Fed Chair Jerome Powell has signaled that the U.S. central bank’s hawkish stance on rates will continue unabated. Tight rates may hit crypto prices, including bitcoin.
Same policy going forward
In his bi-annual testimony before the US Senate Committee on Banking, Housing, and Urban Affairs on March 7, Federal Reserve Chairman Jerome Powell indicated that regulators would continue their aggressive oversight of the volatile digital asset market.
The sector has been battered by bankruptcies and scandals, notably the collapse of FTX late last year, which has caused it to come under increased scrutiny from officials.
According to Powell, crypto serves as a parallel financial system, so it’s only right that it falls under similar regulations as the traditional financial sector.
More rate hikes incoming
Furthermore, the Fed Chair expects further interest rate hikes to help push inflation back to the 2% target.
Powell said the bank would closely watch economic statistics, especially during the March 10 employment report.

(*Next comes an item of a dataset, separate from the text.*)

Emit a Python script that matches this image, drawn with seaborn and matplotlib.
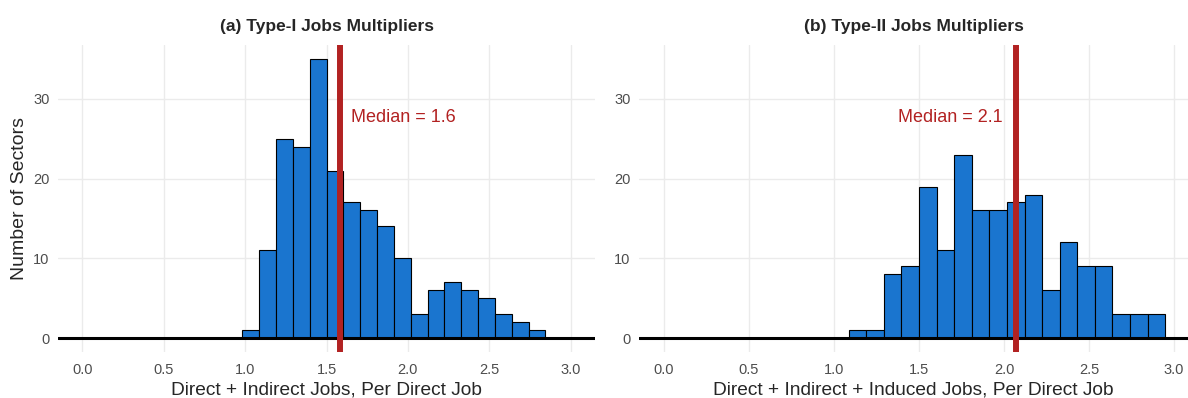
import numpy as np
import pandas as pd
import matplotlib
matplotlib.use("Agg")
import matplotlib.pyplot as plt
import seaborn as sns

# Sector counts per multiplier bin (30 bins across 0-3, width 3/29)
BIN_WIDTH = 3.0 / 29
type1_first_center = 10 * BIN_WIDTH
type1_counts = [1, 11, 25, 24, 35, 21, 17, 16, 14, 10, 3, 6, 7, 6, 5, 3, 2, 1]
type2_first_center = 11 * BIN_WIDTH
type2_counts = [1, 1, 8, 9, 19, 11, 23, 16, 16, 17, 18, 6, 12, 9, 9, 3, 3, 3]

type1_median = 1.58
type2_median = 2.07

titles = ["(a) Type-I Jobs Multipliers", "(b) Type-II Jobs Multipliers"]
xlabels = ["Direct + Indirect Jobs, Per Direct Job",
           "Direct + Indirect + Induced Jobs, Per Direct Job"]
xticks = [0.0, 0.5, 1.0, 1.5, 2.0, 2.5, 3.0]
yticks = [0, 10, 20, 30]

sns.set_theme(style="white")
plt.rcParams["font.family"] = ["Liberation Sans", "DejaVu Sans"]

BAR_COLOR = "#1A75CF"
RED = "#B22222"
GRID = "#EBEBEB"
TICK_COLOR = "#4D4D4D"

W, H = 1188, 398
fig = plt.figure(figsize=(W / 100, H / 100), dpi=100)


def px_axes(left, right, top, bottom):
    return fig.add_axes([left / W, (H - bottom) / H, (right - left) / W, (bottom - top) / H])


ax_a = px_axes(58, 595, 45, 352)
ax_b = px_axes(639, 1188, 45, 352)

panels = [
    (ax_a, type1_first_center, type1_counts, type1_median, (-0.15, 3.15), "left"),
    (ax_b, type2_first_center, type2_counts, type2_median, (-0.147, 3.082), "right"),
]

for i, (ax, first_center, counts, med, xlim, side) in enumerate(panels):
    n = len(counts)
    centers = first_center + BIN_WIDTH * np.arange(n)
    lo = centers[0] - BIN_WIDTH / 2
    hi = centers[-1] + BIN_WIDTH / 2
    df = pd.DataFrame({"multiplier": centers, "sectors": np.asarray(counts, float)})
    sns.histplot(data=df, x="multiplier", weights="sectors", bins=n,
                 binrange=(lo, hi), ax=ax,
                 color=BAR_COLOR, edgecolor="black", linewidth=0.8, alpha=1.0,
                 zorder=2)
    ax.axhline(0, color="black", lw=2.2, zorder=3)
    ax.axvline(med, color=RED, lw=4.3, zorder=4)
    label = f"Median = {med:.1f}"
    if side == "left":
        ax.text(med + 0.07, 27.6, label, color=RED, fontsize=13, ha="left", va="center")
    else:
        ax.text(med - 0.08, 27.6, label, color=RED, fontsize=13, ha="right", va="center")

    ax.set_xlim(*xlim)
    ax.set_ylim(-1.75, 36.75)
    ax.set_xticks(xticks)
    ax.set_xticklabels([f"{t:.1f}" for t in xticks])
    ax.set_yticks(yticks)
    ax.grid(True, color=GRID, lw=1.0, zorder=0)
    ax.set_axisbelow(True)
    for s in ax.spines.values():
        s.set_visible(False)
    ax.tick_params(axis="both", length=0, labelsize=10.5, labelcolor=TICK_COLOR)
    ax.tick_params(axis="x", pad=8)
    ax.tick_params(axis="y", pad=6)
    ax.set_title(titles[i], fontsize=12.5, fontweight="bold", pad=10)
    ax.set_xlabel(xlabels[i], fontsize=13.8, labelpad=3)
    if i == 0:
        ax.set_ylabel("Number of Sectors", fontsize=14, labelpad=4)
    else:
        ax.set_ylabel("")

fig.savefig("out.png", dpi=100, facecolor="white")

Per the Fed Chair, the bank is prepared to speed up its rate hikes to clamp down on inflation.
Bitcoin market may feel the impact of Fed’s aggressive stance
Historically, when the Fed hiked interest rates, a knock-on effect lowered the price of cryptocurrencies. The factors that drove that spillover were a slowing economy, decreased corporate investment and activity, and an unfavorable macroeconomic environment for crypto.
For instance, the price trend of U.S. interest rates overlaid on the bitcoin price shown above. The blue line shows interest rates, and when they declined in 2020 and stayed close to 0% until 2022, the price of bitcoin skyrocketed.
When interest rates sharply increased in 2022, they intersected with BTC’s subsequent decline, suggesting a correlation between macroeconomic factors like interest rates and the dip in the price of BTC and other cryptocurrencies.
Last year, the Fed raised interest rates seven times, with hikes ranging from +25 bps to +75 bps. These hikes shook the traditional stock and crypto markets, leading to sharp price declines. Bitcoin’s price fell from $30,000 to $20,000 from July through September 2022.
Until the beginning of 2023, BTC’s price had been severely restrained by the Fed’s rate increases, remaining below $20,000. Market observers disagree on whether the Fed will act aggressively or passively to contain inflation and whether this has already been factored into current BTC prices.